The objectives of the implementation phase of the project remain the same, to (1) apply the knowledge gained from reservoir characterization and simulation studies to increase recovery from a demonstration area, (2) demonstrate that economically significant unrecovered oil can be recovered by a CO2 flood of the demonstration area, and (3) test the accuracy of reservoir characterization and flow simulation as predictive tools in resource preservation of mature fields. The goal is to develop a geologically designed CO2 flood and well-completion program in a representative Delaware Sandstone field that can serve as a model for other fields in the play. Through technology transfer, the knowledge gained in this study can be applied to increase production from more than 100 other Delaware Mountain Group reservoirs.
SUMMARY OF TECHNICAL PROGRESS
The project is now in Phase 2, field implementation of a CO2 flood.
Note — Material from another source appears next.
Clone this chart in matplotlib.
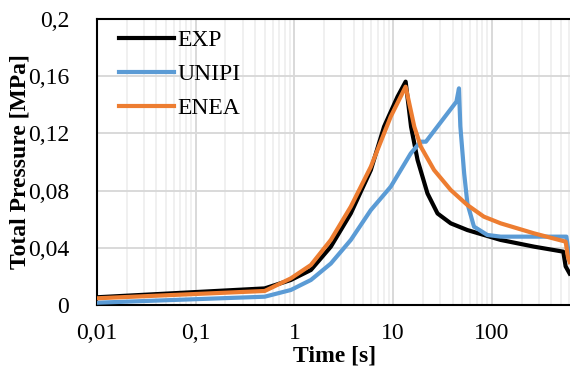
import matplotlib
matplotlib.use("Agg")
import matplotlib.pyplot as plt
from matplotlib.ticker import FixedLocator, FixedFormatter, NullFormatter

plt.rcParams['font.family'] = ['Liberation Serif', 'DejaVu Serif']

# ---- data ----
exp_t = [0.01, 0.5, 0.92, 1.47, 2.34, 3.73, 5.95, 8.1, 11.1, 13.4, 15.2, 17.7,
         22.3, 28.2, 38.4, 56.6, 123, 268, 530, 560, 615]
exp_p = [0.0054, 0.0116, 0.0175, 0.0245, 0.0408, 0.0641, 0.0944, 0.1247, 0.1457,
         0.1562, 0.1247, 0.1014, 0.078, 0.064, 0.0571, 0.0524, 0.0455, 0.0408,
         0.0373, 0.027, 0.022]

unipi_t = [0.01, 0.5, 0.92, 1.47, 2.34, 3.73, 5.95, 9.46, 15.1, 19.0, 21.5, 43.8,
           46.5, 48, 52.5, 56.6, 66, 90, 123, 268, 570, 615]
unipi_p = [0.0016, 0.0058, 0.0105, 0.0175, 0.029, 0.0455, 0.0664, 0.0827, 0.106,
           0.1142, 0.1142, 0.1422, 0.1515, 0.125, 0.092, 0.071, 0.0548, 0.049,
           0.0478, 0.0478, 0.0478, 0.0315]

enea_t = [0.01, 0.5, 0.92, 1.47, 2.34, 3.73, 5.95, 9.46, 13.4, 16.4, 19.1, 26,
          38.4, 56.6, 83, 123, 268, 560, 590, 615]
enea_p = [0.0047, 0.0098, 0.0186, 0.028, 0.0455, 0.0688, 0.0967, 0.1317, 0.1527,
          0.1247, 0.1107, 0.0944, 0.0804, 0.0699, 0.0618, 0.0571, 0.0501, 0.0443,
          0.0338, 0.030]

x_ticks = [0.01, 0.1, 1, 10, 100]
x_labels = ["0,01", "0,1", "1", "10", "100"]
y_ticks = [0, 0.04, 0.08, 0.12, 0.16, 0.2]
y_labels = ["0", "0,04", "0,08", "0,12", "0,16", "0,2"]

# ---- figure ----
fig = plt.figure(figsize=(5.7, 3.69), dpi=100)
ax = fig.add_axes([97/570, (369-305)/369, (570-97)/570, (305-19)/369])

ax.plot(exp_t, exp_p, color='#000000', lw=3, label='EXP', zorder=3,
        solid_joinstyle='round')
ax.plot(unipi_t, unipi_p, color='#5B9BD5', lw=3, label='UNIPI', zorder=3,
        solid_joinstyle='round')
ax.plot(enea_t, enea_p, color='#ED7D31', lw=3, label='ENEA', zorder=3,
        solid_joinstyle='round')

ax.set_xscale('log')
ax.set_xlim(0.01, 620)
ax.set_ylim(0, 0.2)

ax.xaxis.set_major_locator(FixedLocator(x_ticks))
ax.xaxis.set_major_formatter(FixedFormatter(x_labels))
ax.xaxis.set_minor_formatter(NullFormatter())
ax.yaxis.set_major_locator(FixedLocator(y_ticks))
ax.yaxis.set_major_formatter(FixedFormatter(y_labels))

ax.grid(True, which='major', color='#d9d9d9', lw=1.4, zorder=0)
ax.grid(True, which='minor', axis='x', color='#eeeeee', lw=1.2, zorder=0)
ax.set_axisbelow(True)

ax.tick_params(axis='both', which='both', length=0, labelsize=17)
ax.tick_params(axis='y', pad=20)
ax.tick_params(axis='x', pad=13)

for s in ['left', 'bottom', 'top']:
    ax.spines[s].set_color('black')
    ax.spines[s].set_linewidth(1.5)
ax.spines['right'].set_visible(False)

ax.set_xlabel('Time [s]', fontsize=17, fontweight='bold', va='center')
ax.set_ylabel('Total Pressure [MPa]', fontsize=17, fontweight='bold', va='center')
ax.xaxis.set_label_coords((335-97)/473, (305-356)/286)
ax.yaxis.set_label_coords((20-97)/473, 0.5)

leg = ax.legend(loc='upper left', frameon=False, fontsize=17, handlelength=2.3,
                handletextpad=0.15, labelspacing=0.52, borderaxespad=0.3,
                bbox_to_anchor=(0.012, 1.02))

fig.savefig('out.png', dpi=100)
Tertiary recovery in the East Ford unit by CO2 injection began in July, 1995, and production response to the CO2 injection was observed in December, 1998 (fig. 1). In 1993 and 1994, before the CO2 flood began, annual production from the field was 12,000 to 14,000 bbl of oil. In 1998, annual production had increased to more than 30,000 bbl. In 1999 production has risen to 38,791 bbl. Daily production from the field increased from 30 bbl/day to more than 100 bbl/day (fig. 1).
Poor production response observed in well 4 suggests that a barrier restricts communication between this producing well and injector well 2; the barrier may be caused by geologic heterogeneity. Initial geologic interpretations suggested the presence of a channellevee boundary between wells 3 and 4 in the Ramsey 2 sandstone. To overcome this restriction, well 3 was brought into production. Production from well 3, however, quickly became a mirror image of well 4, about 15 bbl of oil per day, approximately the same amount of water, and little gas. Well 3 was then shut in to run a pressure build-up test. The test indicates the presence of a flow barrier approximately 65 ft away. The nature of the barrier is unknown; it could be a low-permeability levee deposit or it may have been caused by deposition of solids in the formation over a long production time. The low volume of CO2 produced in well 3 suggests that the barrier occurs between wells 2 and 3 and not between wells 3 and 4. This evidence has caused us to remap the Ramsey 2 levee so that it passes between wells 2 and 3.
Some of the production problems in the East Ford unit may be caused by horizontal (or "pancake") fractures that were created in some of the wells during fracture stimulation. Evidence is not sufficient to say that all wells have horizontal fractures, but it is clear some of them do. Wells that were initially completed open hole in the Ramsey 2 and later deepened into the Ramsey 1 were able to recover cores of the Ramsey 1 sandstone, suggesting a horizontal fracture had been created in the Ramsey 2. In deeper Delaware fields where this has been done, only frac sand was recovered from the Ramsey 1, suggesting a vertical fracture had been created. Wells that were deepened in the East Ford unit, but not cored, drilled as if they were cutting formation, not frac sand, and the cuttings were from the formation and not frac sand. Tracer surveys on injection wells and some production wells also indicate some horizontal fractures.
As part of the Phase 2 field demonstration, a new well has been permitted and will be drilled as soon as a rig becomes available. The new well is located just northwest of well 41. Well 41 is being replaced because its casing parted during a workover to repair a casing leak. The new well will be logged with a density tool to measure the density of all the layers above the Ramsey sandstone. With this information, overburden pressure at the reservoir can be calculated and used to determine the pressure at which horizontal fractures will form. The goal is to design a fracture treatment for well 3 that stays below the pressure that would cause horizontal fracturing. We will then be able to determine if the flow restriction that occurs 65 ft from well 3 is caused by a levee or if it is due to deposition of solids. If it is caused by solids deposition, it should be possible to treat past the damage. If the restriction appears to be caused by a levee, another buildup test will be done.
The paper "Characterization of reservoir heterogeneity in slope and basin clastic reservoirs, Bell Canyon Formation, Delaware Basin, Texas" by S. P. Dutton, M. D. Barton, H. H. Zirczy, and W. A. Flanders was presented at the Southwest Section AAPG annual meeting in Midland, Texas on February 28. The authors have been notified verbally that their paper received the A. I. Levorsen Memorial Award for the best paper presented at the meeting. The paper will be published by the Southwest Section AAPG in the meeting transactions volume.
The CO2 flood in the East Ford unit will continue next quarter, and a new well will be drilled to replace well 41. Evaluation of the results of the flood will continue and will be compared with the geologic interpretation of the field.
Figure 1. Total field production (a) and injection (b) in the East Ford unit.